A rational person has a vague notion of what kind of consequence their actions will merit. Some are even reasonable enough to realize that it does not matter how much you beg, plead, argue, coerce or convince, people are going to do whatever they want to do, and there is no way some rambling two page letter about the "Santa lie" is going to convince them to change the habits they have obviously spent a lot of time and  money on. Therefore what exactly this woman was attempting to achieve is unclear. But whatever idea she had persisted through the planning, preparing, and execution of this stunt, even continuing on afterward, since she took a few days to turn herself in.

One of two things must hold; one she has such an incredible disconnect with the world that she formed some grandiose notion of the aftereffects of these actions that convinced her to expend the effort, or two she simply did not consider what would happen, and decided to enact the theory anyway. Both of these concepts, personally, indicate to me, a need for psychiatric intervention.

Are you serious? People do stupid things all the time!
That is entirely true, Dear Reader, or else twilight would not be successful. The problem, however, is in the nature of this incursion into people's personal spheres. She took it upon herself to "educate" these people. One thing education requires is that a person consider themselves superior to the student. She has no idea who these people are, knows nothing about them except that they decorate their homes for Christmas, but she considers herself above them. That is a pretty creepy notion.

She has not been charged with anything because the police insist she was breaking no laws but if they did not even expend some modest effort to charge her with something, it is mostly because they do not care that much  about the whole situation, which is fine. I think the police have better things to deal with than chase down people who think rubber fingers in mailboxes are a statement of something other than "I am a loony". However, I do think that this woman should be required to see a psychologist. At the very least so they can glean some good data out of her.
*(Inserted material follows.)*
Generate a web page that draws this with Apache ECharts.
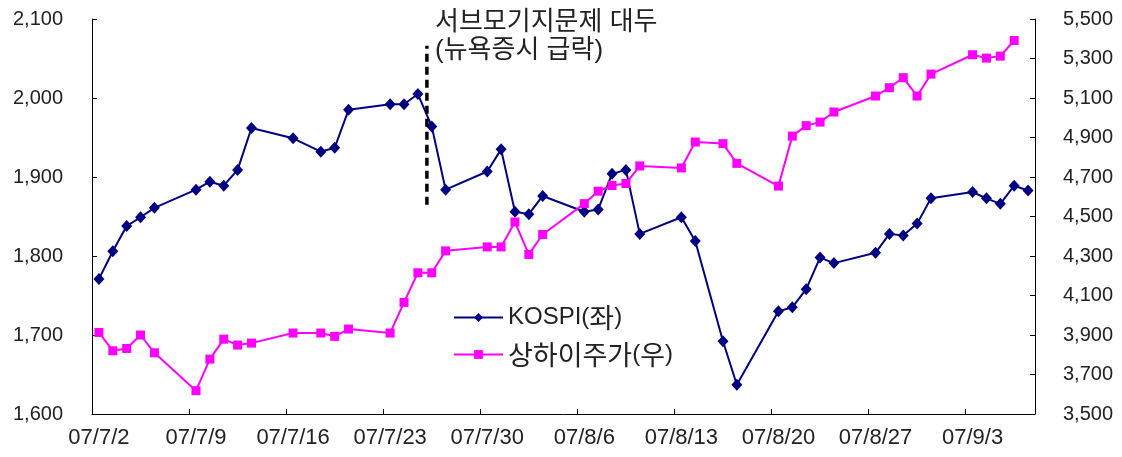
<!DOCTYPE html>
<html>
<head>
<meta charset="utf-8">
<script src="https://cdn.jsdelivr.net/npm/echarts@6/dist/echarts.min.js"></script>
<style>
html,body{margin:0;padding:0;background:#fff}
#main{width:1122px;height:457px}
</style>
</head>
<body>
<div id="main"></div>
<script>
var FONT = '"Liberation Sans", "Noto Sans CJK KR", sans-serif';
var KFONT = '"Noto Sans CJK KR", sans-serif';

// axis: every calendar day 07/7/2 ~ 07/9/7
var days = [];
for (var d = new Date(2007, 6, 2); d <= new Date(2007, 8, 7); d.setDate(d.getDate() + 1)) {
  days.push('07/' + (d.getMonth() + 1) + '/' + d.getDate());
}

// trading days
var tradeDays = ['07/7/2','07/7/3','07/7/4','07/7/5','07/7/6','07/7/9','07/7/10','07/7/11','07/7/12','07/7/13',
  '07/7/16','07/7/18','07/7/19','07/7/20','07/7/23','07/7/24','07/7/25','07/7/26','07/7/27','07/7/30',
  '07/7/31','07/8/1','07/8/2','07/8/3','07/8/6','07/8/7','07/8/8','07/8/9','07/8/10','07/8/13',
  '07/8/14','07/8/16','07/8/17','07/8/20','07/8/21','07/8/22','07/8/23','07/8/24','07/8/27','07/8/28',
  '07/8/29','07/8/30','07/8/31','07/9/3','07/9/4','07/9/5','07/9/6','07/9/7'];

var kospi = [1771,1806,1838,1849,1861,1884,1894,1889,1909,1962,
  1949,1932,1937,1985,1992,1992,2005,1964,1884,1907,
  1935,1856,1853,1876,1856,1859,1904,1909,1828,1849,
  1819,1692,1637,1730,1735,1758,1798,1791,1804,1828,
  1826,1841,1873,1881,1873,1866,1889,1883];

var shanghai = [3913,3820,3832,3900,3810,3618,3778,3879,3849,3859,
  3910,3910,3893,3930,3910,4065,4215,4215,4326,4346,
  4346,4472,4308,4409,4565,4628,4657,4667,4756,4746,
  4877,4869,4769,4654,4907,4960,4978,5029,5110,5152,
  5203,5110,5221,5319,5302,5312,5391,null];

var leftTicks = {min: 1600, max: 2100, step: 100};
var rightTicks = {min: 3500, max: 5500, step: 200};

// 서브모기지 이벤트 표시선 (day index, KOSPI 범위)
var eventDay = 23.65;
var eventRange = [1865, 2066];
var eventText = '서브모기지문제 대두\n(뉴욕증시 급락)';

function pairs(vals) {
  var out = [];
  for (var i = 0; i < tradeDays.length; i++) {
    if (vals[i] != null) out.push([tradeDays[i], vals[i]]);
  }
  return out;
}

// 한글은 조금 크게
function richName(name) {
  return name.replace(/([\uAC00-\uD7A3]+)|([^\uAC00-\uD7A3]+)/g, function (m, k, l) {
    return k ? '{k|' + k + '}' : '{l|' + l + '}';
  });
}

var axisLineStyle = {show: true, onZero: false, lineStyle: {color: '#000', width: 1}};
var tickStyle = {show: true, inside: true, length: 5, lineStyle: {color: '#000'}};
var fmt = function (v) { return v.toLocaleString('en-US'); };

var chart = echarts.init(document.getElementById('main'), null, {renderer: 'canvas'});
chart.setOption({
  animation: false,
  backgroundColor: '#fff',
  textStyle: {fontFamily: FONT},
  grid: {left: 92, right: 87, top: 19, bottom: 43, containLabel: false, outerBoundsMode: 'none'},
  legend: {
    orient: 'vertical',
    left: 445, top: 294,
    padding: [10, 33, 10, 8],
    backgroundColor: '#fff',
    itemWidth: 49, itemHeight: 11, itemGap: 10,
    formatter: richName,
    textStyle: {
      color: '#222', fontFamily: FONT,
      rich: {
        l: {fontSize: 24, color: '#222', fontFamily: FONT, lineHeight: 27},
        k: {fontSize: 27, color: '#222', fontFamily: KFONT, lineHeight: 27}
      }
    },
    data: ['KOSPI(좌)', '상하이주가(우)']
  },
  graphic: [{
    type: 'text', left: 435, top: 9,
    style: {text: eventText, font: '26px ' + FONT, lineHeight: 28, fill: '#222'}
  }],
  xAxis: [{
    type: 'category',
    data: days,
    boundaryGap: true,
    axisLine: axisLineStyle,
    axisTick: {show: true, inside: true, length: 5, interval: 6, lineStyle: {color: '#000'}},
    axisLabel: {interval: 6, fontSize: 22, color: '#222', margin: 13, fontFamily: FONT},
    splitLine: {show: false}
  }, {
    type: 'value', show: false, min: -0.5, max: days.length - 0.5
  }],
  yAxis: [{
    type: 'value', position: 'left',
    min: leftTicks.min, max: leftTicks.max, interval: leftTicks.step,
    axisLine: axisLineStyle, axisTick: tickStyle, splitLine: {show: false},
    axisLabel: {fontSize: 20, color: '#222', margin: 29, formatter: fmt, fontFamily: FONT}
  }, {
    type: 'value', position: 'right',
    min: rightTicks.min, max: rightTicks.max, interval: rightTicks.step,
    axisLine: axisLineStyle, axisTick: tickStyle, splitLine: {show: false},
    axisLabel: {fontSize: 20, color: '#222', margin: 28, formatter: fmt, fontFamily: FONT}
  }],
  series: [{
    name: 'KOSPI(좌)', type: 'line',
    xAxisIndex: 0, yAxisIndex: 0,
    data: pairs(kospi),
    color: '#000080',
    lineStyle: {width: 2, color: '#000080'},
    symbol: 'diamond', symbolSize: [11, 12], showAllSymbol: true,
    itemStyle: {color: '#000080'}
  }, {
    name: '상하이주가(우)', type: 'line',
    xAxisIndex: 0, yAxisIndex: 1,
    data: pairs(shanghai),
    color: '#ff00ff',
    lineStyle: {width: 2, color: '#ff00ff'},
    symbol: 'rect', symbolSize: 9, showAllSymbol: true,
    itemStyle: {color: '#ff00ff'}
  }, {
    name: 'event', type: 'line',
    xAxisIndex: 1, yAxisIndex: 0,
    data: [[eventDay, eventRange[0]], [eventDay, eventRange[1]]],
    symbol: 'none', silent: true,
    lineStyle: {color: '#000', width: 3.5, type: [8, 5]},
    z: 5
  }]
});
</script>
</body>
</html>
The final thought I would like to leave you with is one that I am shamelessly stealing from some errant commenter on the CBC website; what if this woman had been a Muslim? Her religion, which I assume she is atheist, has certainly not been a factor in this story at all, despite her attack on a christian holiday, but if she had identified as a prominent religion, how would the situation have been alternately perceived? Or if the homes had been a different religion celebrating a different holiday? Food for thought.


Anonymous said...

You're looking too far into this. She was probably trying to pull off something from the movie "the nightmare before Christmas"

She doesn't need to see anyone. And the Muslim thing,that's just cheap

Miss Ernst said...

A grown woman trying to emulate a claymation Halloween movie and you think she's all right in the head?

If imagining alternate situations caused you to think some bad things, well, that reveals something about your own prejudices, not mine.